01/12/2012 9:30 am EST


Timothy Lutts

Publisher, Cabot Heritage Corporation

The video content distributor is on the move to the upside again, but is this the time to follow the crowd, asks Timothy Lutts of Cabot Stock of the Month.

Netflix (NFLX) stock surged 11.4% last Wednesday, on big volume, as the company released some encouraging data about its customers’ embrace of video streaming, stating, "More than 20 million subscribers worldwide watched more than two billion hours of old TV shows and movies on devices with high-speed Internet connections during the final three months of last year."

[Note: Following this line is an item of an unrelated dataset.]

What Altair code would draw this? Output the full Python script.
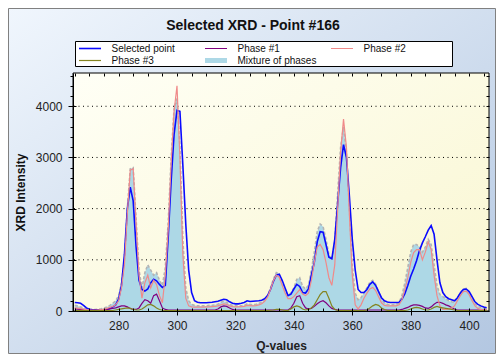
import altair as alt
import pandas as pd

# ---------------- data ----------------
Q = list(range(265, 407))

selected = [
    165, 160, 150, 110, 60, 35, 25, 20, 20, 20,
    25, 30, 50, 80, 120, 230, 500, 1100, 2000, 2420,
    2150, 1250, 600, 420, 390, 430, 550, 620, 590, 520,
    460, 500, 1450, 2550, 3450, 3920, 3900, 2850, 1700, 800,
    360, 200, 170, 160, 160, 160, 165, 170, 180, 190,
    210, 230, 220, 180, 150, 140, 140, 150, 165, 200,
    185, 190, 195, 200, 210, 240, 300, 420, 580, 700,
    720, 600, 450, 300, 330, 430, 520, 480, 360, 350,
    430, 700, 950, 1350, 1550, 1540, 1300, 1050, 1020, 1400,
    2100, 2800, 3250, 3000, 2250, 1400, 800, 420, 360, 360,
    420, 520, 570, 500, 380, 260, 200, 175, 165, 165,
    165, 170, 230, 340, 500, 680, 820, 980, 1180, 1330,
    1450, 1580, 1670, 1500, 1000, 550, 360, 280, 240, 220,
    200, 260, 350, 420, 430, 380, 280, 180, 130, 100,
    80, 65,
]

phase1 = [
    40, 35, 30, 25, 20, 20, 20, 20, 20, 20,
    25, 30, 40, 50, 60, 80, 100, 100, 80, 50,
    30, 30, 60, 150, 220, 200, 150, 300, 330, 200,
    60, 30, 20, 20, 20, 20, 20, 20, 20, 20,
    20, 20, 20, 20, 20, 20, 20, 20, 20, 40,
    80, 100, 90, 60, 30, 20, 20, 20, 20, 20,
    20, 20, 20, 20, 20, 20, 20, 20, 20, 20,
    20, 20, 20, 20, 60, 150, 280, 300, 150, 60,
    40, 50, 90, 140, 180, 200, 160, 100, 50, 30,
    20, 20, 20, 20, 20, 20, 20, 20, 20, 20,
    20, 20, 20, 20, 20, 20, 20, 20, 20, 20,
    20, 20, 30, 50, 70, 100, 120, 120, 110, 90,
    60, 50, 80, 130, 170, 170, 150, 120, 100, 70,
    40, 20, 20, 20, 20, 20, 20, 20, 20, 20,
    20, 20,
]

phase2 = [
    60, 55, 45, 35, 25, 20, 15, 15, 20, 25,
    35, 50, 70, 90, 120, 200, 450, 900, 1900, 2750,
    2780, 1700, 700, 250, 550, 700, 450, 600, 520, 300,
    160, 700, 1600, 2900, 3900, 4400, 3000, 1100, 250, 100,
    80, 75, 75, 75, 75, 80, 80, 85, 90, 100,
    120, 140, 130, 100, 85, 80, 80, 85, 90, 110,
    105, 100, 105, 120, 140, 190, 270, 420, 590, 700,
    660, 500, 350, 240, 240, 280, 350, 420, 330, 300,
    350, 600, 950, 1250, 1300, 1200, 950, 650, 500, 900,
    2000, 3100, 3750, 3200, 1900, 700, 120, 40, 120, 250,
    350, 430, 460, 400, 280, 160, 110, 100, 100, 100,
    100, 120, 220, 420, 650, 950, 1140, 1200, 1200, 1000,
    1150, 1350, 1200, 700, 300, 100, 30, 30, 40, 60,
    100, 200, 300, 380, 390, 320, 200, 100, 50, 30,
    20, 20,
]

phase3 = [
    10, 10, 10, 10, 10, 10, 10, 10, 10, 10,
    10, 10, 10, 10, 20, 30, 40, 50, 60, 50,
    30, 20, 20, 40, 80, 120, 130, 100, 60, 30,
    15, 10, 10, 10, 10, 10, 10, 10, 10, 10,
    10, 10, 10, 10, 10, 10, 10, 10, 10, 10,
    10, 10, 10, 10, 10, 10, 10, 10, 10, 10,
    10, 10, 10, 10, 10, 10, 10, 15, 20, 30,
    30, 20, 10, 10, 40, 80, 100, 80, 40, 20,
    30, 60, 120, 220, 320, 380, 380, 250, 100, 30,
    10, 10, 10, 10, 10, 10, 10, 10, 10, 10,
    20, 60, 100, 130, 110, 60, 30, 10, 10, 10,
    10, 10, 10, 10, 20, 40, 60, 70, 60, 40,
    20, 20, 40, 70, 90, 70, 60, 50, 40, 30,
    20, 10, 10, 10, 10, 10, 10, 10, 10, 10,
    10, 10,
]

mixture = [
    110, 100, 80, 60, 45, 35, 30, 30, 35, 45,
    60, 80, 110, 150, 200, 300, 550, 1000, 2000, 2780,
    2800, 1800, 800, 450, 750, 900, 800, 700, 750, 600,
    500, 850, 1750, 3000, 3950, 4150, 3200, 1400, 450, 200,
    130, 110, 100, 100, 100, 100, 110, 110, 120, 130,
    170, 190, 170, 130, 110, 100, 100, 100, 110, 140,
    130, 120, 130, 150, 170, 220, 300, 450, 620, 750,
    720, 560, 400, 300, 350, 450, 620, 650, 480, 430,
    500, 800, 1150, 1550, 1700, 1650, 1400, 1100, 1000, 1350,
    2300, 3200, 3600, 3100, 2000, 900, 350, 220, 260, 350,
    450, 560, 600, 520, 380, 230, 160, 130, 120, 120,
    130, 160, 300, 550, 850, 1150, 1300, 1300, 1250, 1150,
    1250, 1400, 1300, 900, 500, 320, 280, 240, 200, 180,
    170, 250, 360, 430, 440, 360, 240, 140, 90, 70,
    60, 50,
]

names = ["Selected point", "Phase #1", "Phase #2", "Phase #3", "Mixture of phases"]
colors = ["#0a0aff", "#800080", "#f08a8a", "#848420", "#add8e6"]
widths = [1.6, 1.2, 1.2, 1.2, 5]

x_ticks_major = [280, 300, 320, 340, 360, 380, 400]
x_ticks_minor = list(range(265, 406, 5))
y_ticks_major = [0, 1000, 2000, 3000, 4000]
y_ticks_minor = list(range(0, 4601, 200))
grid_values = [1000, 2000, 3000, 4000]

# ---------------- tables ----------------
series_vals = [selected, phase1, phase2, phase3, mixture]
rows = []
for nm, vals in zip(names, series_vals):
    for q, v in zip(Q, vals):
        rows.append({"q": q, "v": v, "series": nm})
df = pd.DataFrame(rows)
lines_df = df[df["series"] != names[4]]
mix_df = df[df["series"] == names[4]]
grid_df = pd.DataFrame({"g": grid_values})
one = pd.DataFrame({"k": [0]})

# ---------------- layout ----------------
W, H = 416, 238
PL, PT, PR, PB = 65, 65, 7, 43

xs = alt.Scale(domain=[264.4, 406.8], nice=False, zero=False)
ys = alt.Scale(domain=[0, 4650], nice=False)

outer_grad = {"gradient": "linear", "x1": 0, "y1": 0, "x2": 1, "y2": 1,
              "stops": [{"offset": 0, "color": "#f0f6fd"}, {"offset": 1, "color": "#b3c7e1"}]}
plot_grad = {"gradient": "linear", "x1": 0, "y1": 0, "x2": 1, "y2": 1,
             "stops": [{"offset": 0, "color": "#fffff6"}, {"offset": 1, "color": "#f9f6d0"}]}

common = dict(tickColor="black", domainColor="black", zindex=1, grid=False)

axA = alt.Axis(orient="bottom", values=x_ticks_major, tickSize=4, labelPadding=5,
               labelFontSize=12, labelColor="#222222", titleFontSize=12, titleFontWeight="bold",
               titleColor="#222222", titlePadding=9, domain=True, format="d", **common)
axB = alt.Axis(orient="bottom", values=x_ticks_minor, tickSize=3, offset=-3, labels=False,
               domain=False, **common)
axC = alt.Axis(orient="top", values=x_ticks_minor, tickSize=3, offset=-3, labels=False,
               domain=False, **common)
axD = alt.Axis(orient="left", values=y_ticks_major, tickSize=5, labelPadding=6,
               labelFontSize=12, labelColor="#222222", titleFontSize=12, titleFontWeight="bold",
               titleColor="#111111", titlePadding=8, domain=True, format="d", **common)
axE = alt.Axis(orient="left", values=y_ticks_minor, tickSize=3, labels=False, domain=False, **common)
axF = alt.Axis(orient="right", values=y_ticks_minor, tickSize=3, offset=-3, labels=False,
               domain=False, **common)
axG = alt.Axis(orient="left", values=y_ticks_major, tickSize=3, offset=-3, labels=False,
               domain=False, **common)

outer = alt.Chart(one).mark_rect(fill=outer_grad, stroke="#808080", strokeWidth=1).encode(
    x=alt.value(-PL + 0.5), x2=alt.value(W + PR - 0.5),
    y=alt.value(-PT + 0.5), y2=alt.value(H + PB - 0.5))

legend_box = alt.Chart(one).mark_rect(fill="white", stroke="black", strokeWidth=1).encode(
    x=alt.value(2.5), x2=alt.value(379.5), y=alt.value(-31.5), y2=alt.value(-6.5))

plotbg = alt.Chart(one).mark_rect(fill=plot_grad, stroke="black", strokeWidth=1).encode(
    x=alt.value(0), x2=alt.value(W), y=alt.value(0), y2=alt.value(H))

grid = alt.Chart(grid_df).mark_rule(color="black", strokeWidth=1, strokeDash=[1, 3.5]).encode(
    y=alt.Y("g:Q", scale=ys, axis=axD, title="XRD Intensity"))

area = alt.Chart(mix_df).mark_area(color="#add8e6", opacity=1).encode(
    x=alt.X("q:Q", scale=xs, axis=axA, title="Q-values"),
    y=alt.Y("v:Q", scale=ys, axis=axE, title=None))

outline = alt.Chart(mix_df).mark_line(color="#b4b4b4", strokeWidth=1.6, strokeDash=[3, 2]).encode(
    x=alt.X("q:Q", scale=xs, axis=axB, title=None),
    y=alt.Y("v:Q", scale=ys, axis=axF, title=None))

legend = alt.Legend(orient="none", legendX=3, legendY=-32, columns=3, direction="horizontal",
                    symbolType="M-2.75,0L2.75,0", symbolSize=64, symbolOffset=5.5, clipHeight=11,
                    labelFontSize=10, labelColor="#111111",
                    padding=2, columnPadding=13,
                    rowPadding=1, gridAlign="all", labelOffset=15, title=None, zindex=1)

lines = alt.Chart(lines_df).mark_line().encode(
    x=alt.X("q:Q", scale=xs, axis=axC, title=None),
    y=alt.Y("v:Q", scale=ys, axis=axG, title=None),
    color=alt.Color("series:N", scale=alt.Scale(domain=names, range=colors), legend=legend),
    strokeWidth=alt.StrokeWidth("series:N", scale=alt.Scale(type="ordinal", domain=names, range=widths),
                                legend=legend),
    order=alt.Order("so:Q"),
).transform_calculate(so="indexof(['Phase #1','Phase #3','Phase #2','Selected point'], datum.series)")

chart = alt.layer(outer, legend_box, plotbg, grid, area, outline, lines).resolve_axis(
    x="independent", y="independent"
).properties(
    width=W, height=H,
    autosize=alt.AutoSizeParams(type="none"),
    padding={"left": PL, "top": PT, "right": PR, "bottom": PB},
    title=alt.TitleParams("Selected XRD - Point #166", fontSize=14, fontWeight="bold",
                          color="#111111", anchor="middle", frame="group", baseline="alphabetic",
                          offset=0, dx=-28, dy=36, zindex=1),
).configure(font="Liberation Sans").configure_view(stroke=None)

chart.save("out.html", embed_options={"renderer": "svg", "actions": False})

On Thursday the stock paused, but on Friday it surged again, to its highest level in a month, on even greater volume. And that raises the question, "Is it time to get back into Netflix?"

After all, the stock is 72% off its highs of mid-2011 when it alienated customers by raising prices and then goofed (big-time) by announcing and then canceling a plan to separate its DVD-by-mail and video streaming business. Having lost $12 billion in valuation since then, Netflix looks cheap to a lot of investors; in fact some view it as a takeover target, citing Amazon (AMZN) and Yahoo (YHOO) as potential buyers.

They might be right. But I don’t advise investing in NFLX now, and here’s why.

As a rule of thumb, once a very popular hot stock (or sector) falls from favor, it takes far more than six months’ time to make it an attractive stock again. It usually takes two years or more…long enough for investors to forget about it. (Remember those solar stocks of 2007?)

Today, with Netflix’s decline still very fresh, too many people are looking for an opportunity to get back in, and the market is seldom so accommodating. In short, I think it’s plain early.

Furthermore, Netflix—which lost roughly 3 million customers last year—is expected to lose money in 2012 for the first time in a decade. That ruins the firm’s beautiful record of sales and earnings growth, and that might put a crimp in the spreadsheets of interested investors.

Finally, I believe founder and CEO Reed Hastings would resist any takeover attempt. Netflix is his baby, which he raised perfectly until this past year, and I believe there is more he wants to do with it.

Again, I could be wrong. But the odds are that money invested now will do better in lower-profile stocks with better risk-reward prospects.